High school seniors must score at least a 2 on the math and English portions of the NECAP in order to be eligible to graduate. Students who fail to earn a qualifying score during their junior year have the opportunity to retake the exam twice during their senior years and are eligible to use scores from other tests – such as an AP exam, the SAT or the Accuplacer – in order to meet the requirement.
The 19% of students still at risk of not graduating in the class of 2014 will have the opportunity to take a condensed version of the NECAP test. Gist stressed that the test will not necessarily be easier, but it will not include some of the most difficult questions on the exam.
Students only need to show improvement when they retake the exam, meaning they could still graduate without showing partial proficiency on the test. Gist has also recommended that school districts adopt graduation waiver policies for students who are accepted to a four-year college even if they do not earn a qualifying score on the NECAP.
“I think we will see more waivers this year than in the future” Board of Education Chairwoman Eva Marie Mancuso said during the press conference.
In addition to the NECAP component of the graduation requirements, students are also required to complete course work, as well as performance assessments such as a portfolio or senior project, to prove they are qualified to receive a diploma.
During the press conference, Gist highlighted the state’s rising graduation rate – now at 80% – but acknowledged that more improvements are needed when it comes to the NECAP exam.
For the class of 2015 – juniors who took the NECAP for the first time in October – 36% of students still will need to retake the test again as seniors in order to be eligible for a diploma. Next year, the state will also replace the NECAP with the Partnership for Assessment of Readiness and College and Careers (PARCC) exam, but those students who are required to take the NECAP will be given that opportunity.

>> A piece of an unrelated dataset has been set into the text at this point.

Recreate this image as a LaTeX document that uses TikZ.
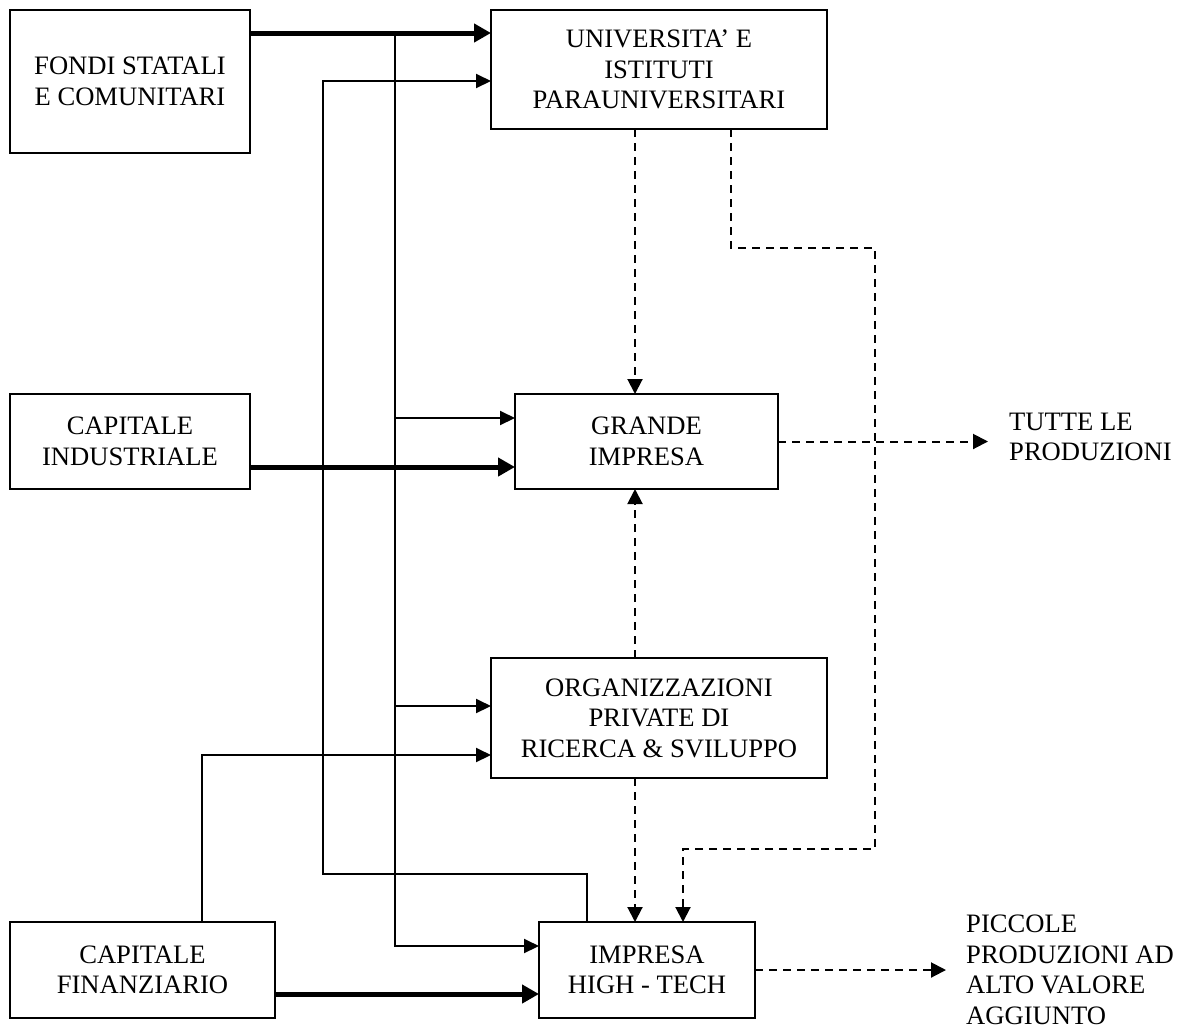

Larry Purtill, the president of the National Education Association Rhode Island, said he support raising standards but questioned whether it is appropriate to use the NECAP graduation requirement for the current class of high school seniors.
“There was an improvement so let’s look at what districts improved,” Purtill said. “I’m still concerned that now they’re stressed to take another one [or] they have to take an alternative test [or} there’s a waiver. It’s just too much.”
Sam Foer, a member of the student activist group Providence Student Union, said the increased focus on the NECAP has still not made students “more college and career ready.”
“For the thousands of students who have been pulled out of class to do test prep, pulled out of after school programs to do test prep, pulled out of summer programs to do drill, kill bubble-fill, has it been worth it to have a minority answer a few more questions right?” Foer said in a prepared statement.